For the past few months, I have grown a keen interest into Buddhistic meditation.
I'd like to share my experience in the hope that it might benefit you as well (and to be honest I just want to recap it for myself).

To be clear, I don't believe in the religious hocus-pocus related to it, but it offered me (eventually) some super easy wisdom that I rarely payed any attention to before.

And that's the thing, meditation is easy, too easy.
After some months I came to the conclusion that for meditation I basically had to do one thing... nothing!
The hard thing is actually not trying hard.

So why did it take me so long to come to that simple conclusion?
Well one possibility is that I could be an idiot? After all, I say very stupid stuff sometimes and there's a lot of even more stupid stuff that I keep to myself! And that's just my perception!
However, I have some other possibilities that I'd like to entertain you with.

I remember the first time I tried to meditate. Trying to get that state of mind that would deliver me from all my worries! Trying to make my mind completely empty. Of course that meant being frustrated by any thought that surely would pop up!
I was really convinced that I had to put in a lot of active effort to clear my mind, whilst only making it more turbulent.
Like Alan Watts said, it's really like trying to make rough water smooth with a flat iron. The more you try to flatten it, the more turbulent it gets (his book "The Wisdom of Insecurity" is certainly one of my favourites).

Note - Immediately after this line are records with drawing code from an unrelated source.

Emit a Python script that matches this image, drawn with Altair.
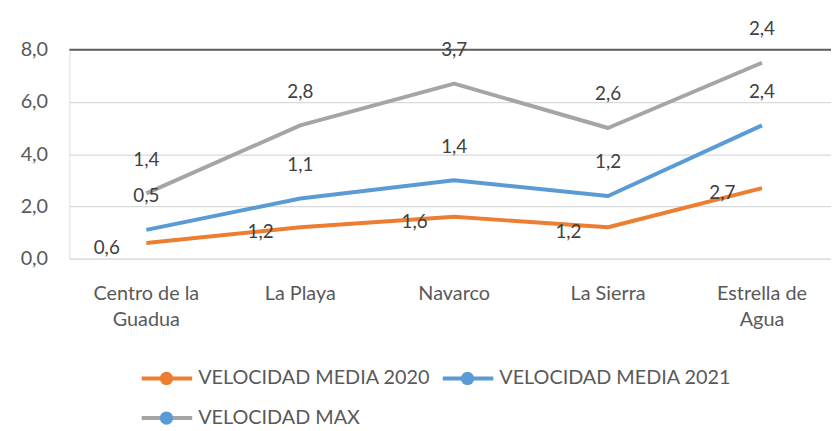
import altair as alt
import pandas as pd

categories = ["Centro de la Guadua", "La Playa", "Navarco", "La Sierra", "Estrella de Agua"]
series = ["VELOCIDAD MEDIA 2020", "VELOCIDAD MEDIA 2021", "VELOCIDAD MAX"]
media_2020 = [0.6, 1.2, 1.6, 1.2, 2.7]
media_2021 = [0.5, 1.1, 1.4, 1.2, 2.4]
vel_max = [1.4, 2.8, 3.7, 2.6, 2.4]
y_ticks = [0, 2, 4, 6, 8]
line_colors = ["#ED7D31", "#5B9BD5", "#A5A5A5"]
marker_colors = ["#ED7D31", "#5B9BD5", "#5B9BD5"]

FONT = "Lato"

# stacked line chart (Excel "line stacked"): cumulative sums
rows = []
running = [0.0] * len(categories)
for s, vals in zip(series, [media_2020, media_2021, vel_max]):
    for i, (c, v) in enumerate(zip(categories, vals)):
        running[i] = round(running[i] + v, 3)
        rows.append({"cat": c, "series": s, "value": v, "cum": running[i]})
df = pd.DataFrame(rows)

W, H = 769, 211

x_enc = alt.X(
    "cat:N",
    sort=categories,
    scale=alt.Scale(type="band", range=[0, 777], paddingInner=0, paddingOuter=0),
    axis=alt.Axis(
        title=None, domain=False, ticks=False, grid=False, labelAngle=0,
        labelFont=FONT, labelFontSize=20, labelColor="#595959",
        labelPadding=25, labelLineHeight=27, labelLimit=300,
        labelExpr="datum.label == 'Centro de la Guadua' ? ['Centro de la', 'Guadua'] : "
                  "datum.label == 'Estrella de Agua' ? ['Estrella de', 'Agua'] : datum.label",
    ),
)
y_enc = alt.Y(
    "cum:Q",
    scale=alt.Scale(domain=[0, 8], nice=False, zero=True),
    axis=alt.Axis(
        title=None, values=y_ticks, domain=False, ticks=False, grid=True,
        gridColor="#D9D9D9", gridWidth=1.3,
        labelFont=FONT, labelFontSize=20, labelColor="#595959", labelPadding=22,
        labelExpr="replace(format(datum.value, '.1f'), '.', ',')",
    ),
)
color_enc = alt.Color("series:N", scale=alt.Scale(domain=series, range=line_colors), legend=None)

base = alt.Chart(df)

lines = base.mark_line(strokeWidth=4, strokeJoin="round").encode(
    x=x_enc, y=y_enc, color=color_enc, detail="series:N"
)

labelled = base.transform_calculate(lab="replace(format(datum.value, '.1f'), '.', ',')")

labels_2020 = labelled.transform_filter(alt.datum.series == series[0]).mark_text(
    font=FONT, fontSize=19, color="#404040", dx=-40, dy=5
).encode(x=alt.X("cat:N", sort=categories), y="cum:Q", text="lab:N")

labels_up = labelled.transform_filter(alt.datum.series != series[0]).mark_text(
    font=FONT, fontSize=19, color="#404040", dy=-34
).encode(x=alt.X("cat:N", sort=categories), y="cum:Q", text="lab:N")

top_rule = alt.Chart(pd.DataFrame({"v": [y_ticks[-1]]})).mark_rule(
    color="#5F5F5F", strokeWidth=2
).encode(y="v:Q", x=alt.value(0), x2=alt.value(W))

# legend (Excel style: line with a round marker)
legend_pos = [(73, 332), (377, 332), (73, 372)]
legend_layers = []
for s, lc, mc, (lx, ly) in zip(series, line_colors, marker_colors, legend_pos):
    d = alt.Chart(pd.DataFrame({"s": [s]}))
    legend_layers.append(
        d.mark_rule(color=lc, strokeWidth=4).encode(
            x=alt.value(lx), x2=alt.value(lx + 51), y=alt.value(ly))
    )
    legend_layers.append(
        d.mark_circle(color=mc, size=180, opacity=1).encode(
            x=alt.value(lx + 25), y=alt.value(ly))
    )
    legend_layers.append(
        d.mark_text(font=FONT, fontSize=20, color="#595959", align="left", baseline="middle").encode(
            x=alt.value(lx + 57), y=alt.value(ly), text="s:N")
    )

chart = alt.layer(lines, top_rule, labels_2020, labels_up, *legend_layers).properties(
    width=W, height=H,
    autosize=alt.AutoSizeParams(type="none"),
    padding={"left": 62, "top": 40, "right": 0, "bottom": 172},
).configure_view(stroke=None).configure(background="white")

chart.save("out.html", embed_options={"renderer": "svg", "actions": False})
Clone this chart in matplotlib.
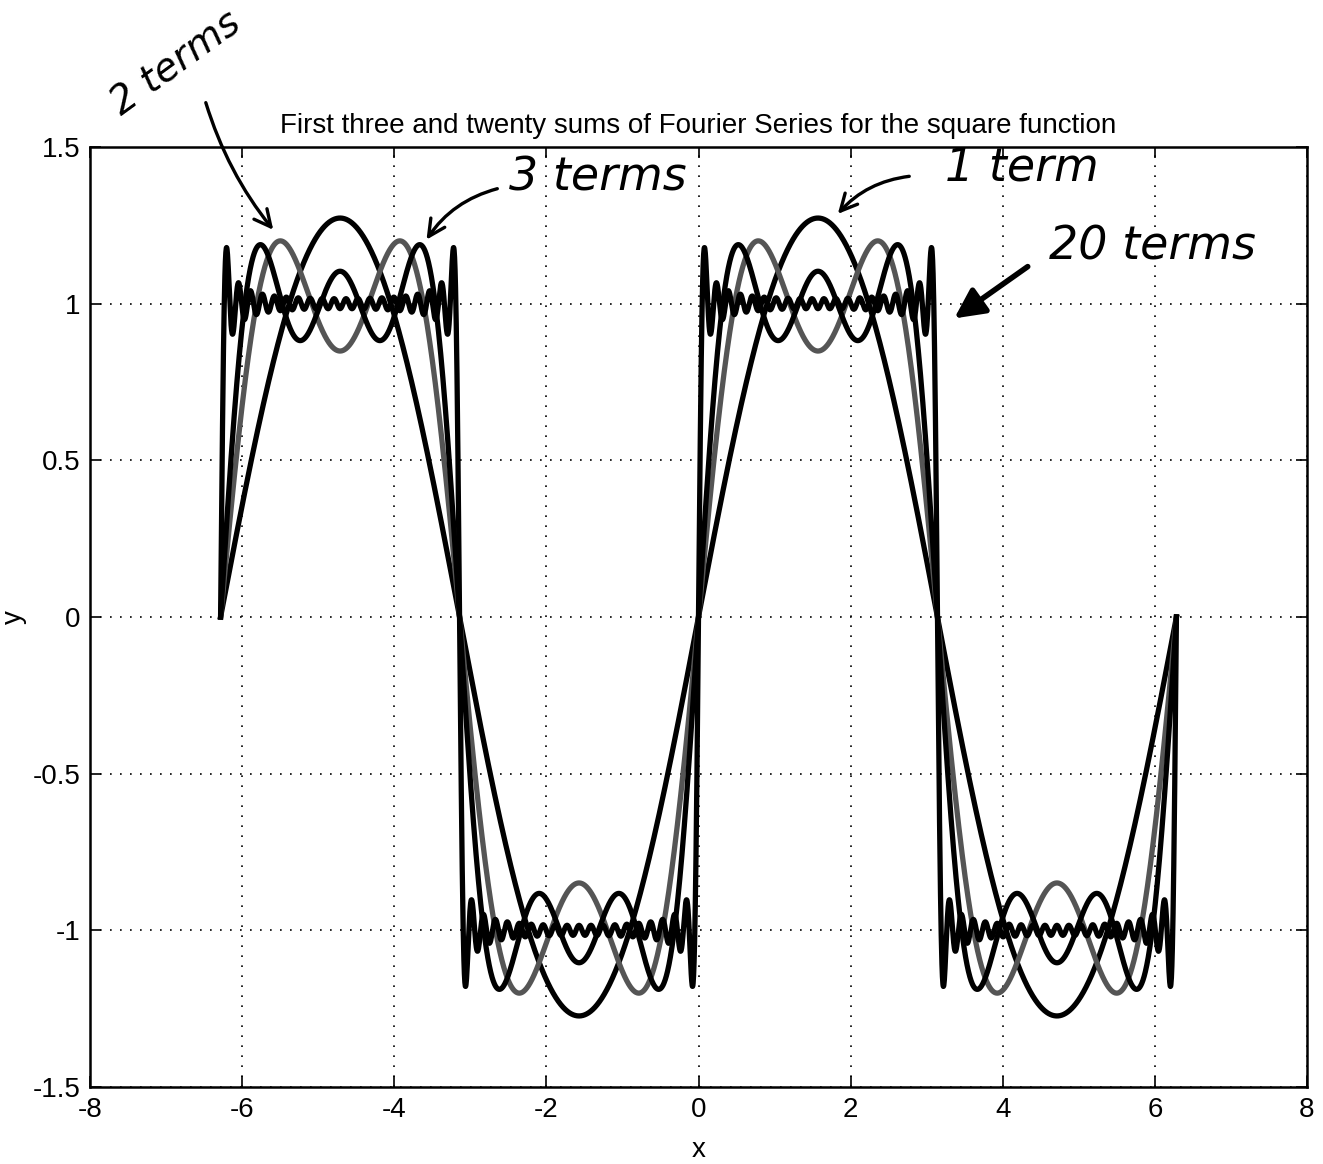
import numpy as np
import matplotlib
matplotlib.use('Agg')
from matplotlib import pyplot as plt

# number of terms in each partial sum drawn
n_terms = [1, 2, 3, 20]
line_colors = ['black', '#555555', 'black', 'black']
x_start, x_end = -2 * np.pi, 2 * np.pi

x_ticks = [-8, -6, -4, -2, 0, 2, 4, 6, 8]
y_ticks = [-1.5, -1, -0.5, 0, 0.5, 1, 1.5]
y_tick_labels = ['-1.5', '-1', '-0.5', '0', '0.5', '1', '1.5']

plt.rcParams['font.family'] = ['Liberation Sans', 'DejaVu Sans']

fig = plt.figure(figsize=(13.23, 11.64), dpi=100)
ax = fig.add_axes([90 / 1323, 1 - 1087 / 1164, (1307 - 90) / 1323, (1087 - 147) / 1164])

x = np.linspace(x_start, x_end, 4000)
for n, c in zip(n_terms, line_colors):
    # square wave partial sum: 4/pi * sum sin((2k-1)x)/(2k-1)
    k = np.arange(1, n + 1)
    y = (4 / np.pi) * np.sum(np.sin(np.outer(2 * k - 1, x)) / (2 * k - 1)[:, None], axis=0)
    ax.plot(x, y, color=c, linewidth=3.8)

ax.set_xlim(-8, 8)
ax.set_ylim(-1.5, 1.5)
ax.set_xticks(x_ticks)
ax.set_xticklabels([str(t) for t in x_ticks])
ax.set_yticks(y_ticks)
ax.set_yticklabels(y_tick_labels)
ax.tick_params(direction='in', length=8, width=1.2, labelsize=20, top=True, right=True)
ax.tick_params(axis='x', pad=7)
ax.tick_params(axis='y', pad=7)
ax.grid(True, linestyle=(0, (1, 5)), color='black', linewidth=1.2)
for s in ax.spines.values():
    s.set_linewidth(1.8)

ax.set_title('First three and twenty sums of Fourier Series for the square function',
             fontsize=20, pad=10)
ax.set_xlabel('x', fontsize=20, labelpad=10)
ax.set_ylabel('y', fontsize=20, labelpad=4)

# handwritten notes
def fp(px, py):
    return (px / 1323, 1 - py / 1164)

hand = dict(fontsize=33, fontstyle='italic', color='black', family=['DejaVu Sans'])
arrow = dict(arrowstyle='->', color='black', lw=2.4, mutation_scale=30,
             connectionstyle='arc3,rad=0.15')

ax.annotate('', xy=fp(275, 232), xytext=fp(205, 100), xycoords='figure fraction',
            textcoords='figure fraction', arrowprops=dict(arrow, connectionstyle='arc3,rad=0.1'))
fig.text(*fp(176, 64), '2 terms', rotation=36, ha='center', va='center',
         fontsize=28, fontstyle='italic', family=['DejaVu Sans'])

ax.annotate('', xy=fp(425, 242), xytext=fp(500, 188), xycoords='figure fraction',
            textcoords='figure fraction', arrowprops=dict(arrow, connectionstyle='arc3,rad=0.2'))
fig.text(*fp(598, 178), '3 terms', ha='center', va='center', **hand)

ax.annotate('', xy=fp(836, 216), xytext=fp(912, 176), xycoords='figure fraction',
            textcoords='figure fraction', arrowprops=dict(arrow, connectionstyle='arc3,rad=0.2'))
fig.text(*fp(1022, 168), '1 term', ha='center', va='center', **hand)

ax.annotate('', xy=fp(952, 320), xytext=fp(1030, 265), xycoords='figure fraction',
            textcoords='figure fraction',
            arrowprops=dict(arrowstyle='-|>', color='black', lw=4, mutation_scale=45))
fig.text(*fp(1152, 247), '20 terms', ha='center', va='center', **hand)

plt.savefig('out.png', dpi=100)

Some weeks ago I had a really rough day and I didn't seem to want anything anymore. I thought "screw it" and I'll let everything be, as it is, for once. Turned out I rarely felt so clear as I did then.
It's the law of reversed effort as Aldous Huxley once coined the term.

So it got me thinking, why did it take me so long to let it be, as it is?

It required me to do a fair amount of reading on Buddhistic meditation. To be honest, I should have probably started with this (although it was certainly valuable to have drawn some conclusions myself).

All the reading seemed to come down to the same answer.. ego!
The thing that always wants, rarely notices, and is never satisfied.
The thinker behind the thoughts!
Or at least that's what it seems at first.
But are we really the thinker of our thoughts?
It you notice a thought, how can you have been thinking it?
If you see a river flowing, you are not the river now are you?

Most importantly, even though you notice the river, it's better to stay on the shore than to be dragged away by it!

I'll leave it at this for now, before you'd start to think I have some special mushrooms in my garden!